Six thirty am. The pool man phones to say he'll be here in ten minutes. Thanks for the heads up. There is a mad dash to shift the cars so that the pool mans cement mixer can have unimpeded access to the outside taps. This sounds easy but nothing unexpected, at break of day, is that easy.
Sophie is unimpressed by this change to her morning routine. Somethings are sacrosanct. She tries to hide her impatience but doesn't succeed.

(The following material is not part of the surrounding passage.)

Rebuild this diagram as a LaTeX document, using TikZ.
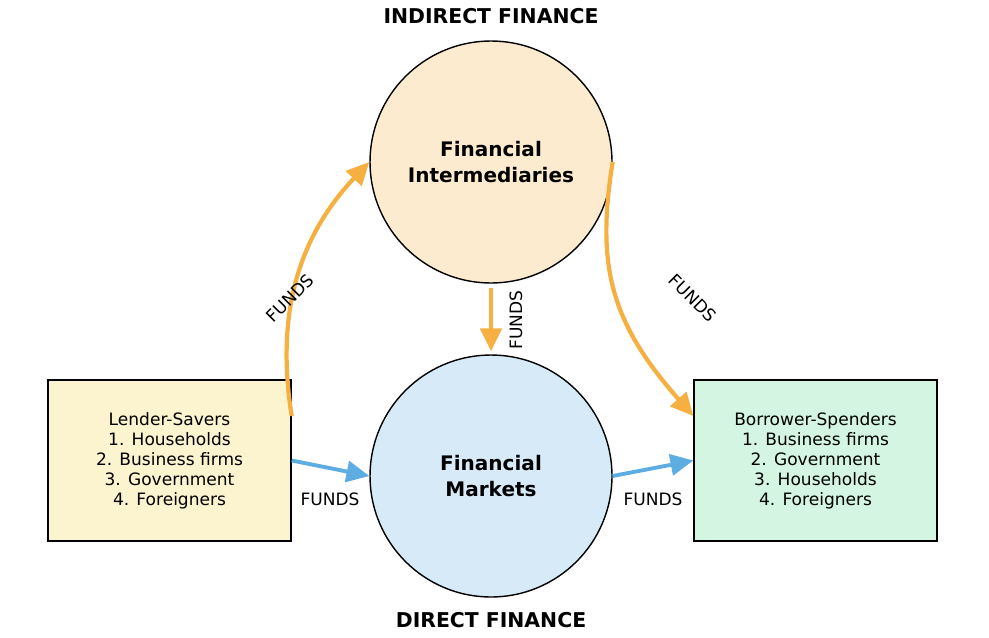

When we do get underway we come across a team of workmen cleaning the bulbs on the street lights. One man goes up the hydraulic lift, unscrews the lamp cover, removes the bulb, washes it, replaces it and the cover, lowers the lift, clambers down and then settles into the trucks passenger side seat. At each light his mate lays out, then collects, no less than six traffic calming cones. He stands, with a walkie talkie, in the middle of the road to direct any traffic. There is no traffic - this being a small village in the middle of a national lockdown. The village has twenty street lights so I'm guessing the workmen are going to be here all day. Sophie stands rooted to the spot. She is completely transfixed by this repetitive, balletic, activity. The unsmiling workmen try to ignore us. I try to ignore them. Sophie is keen to move from supervising to becoming fully involved. She is 'encouraged' along.
Two women from the local wimmins cooperative painting the metal gate on the house by the war memorial. Sophie is intrigued by what they're doing and stands silently , tail waving, watching them. After a brief catch up with the the ladies on how this years alpaca wool harvest has been ( long term readers will remember Elio the priapic Llama ) we move on.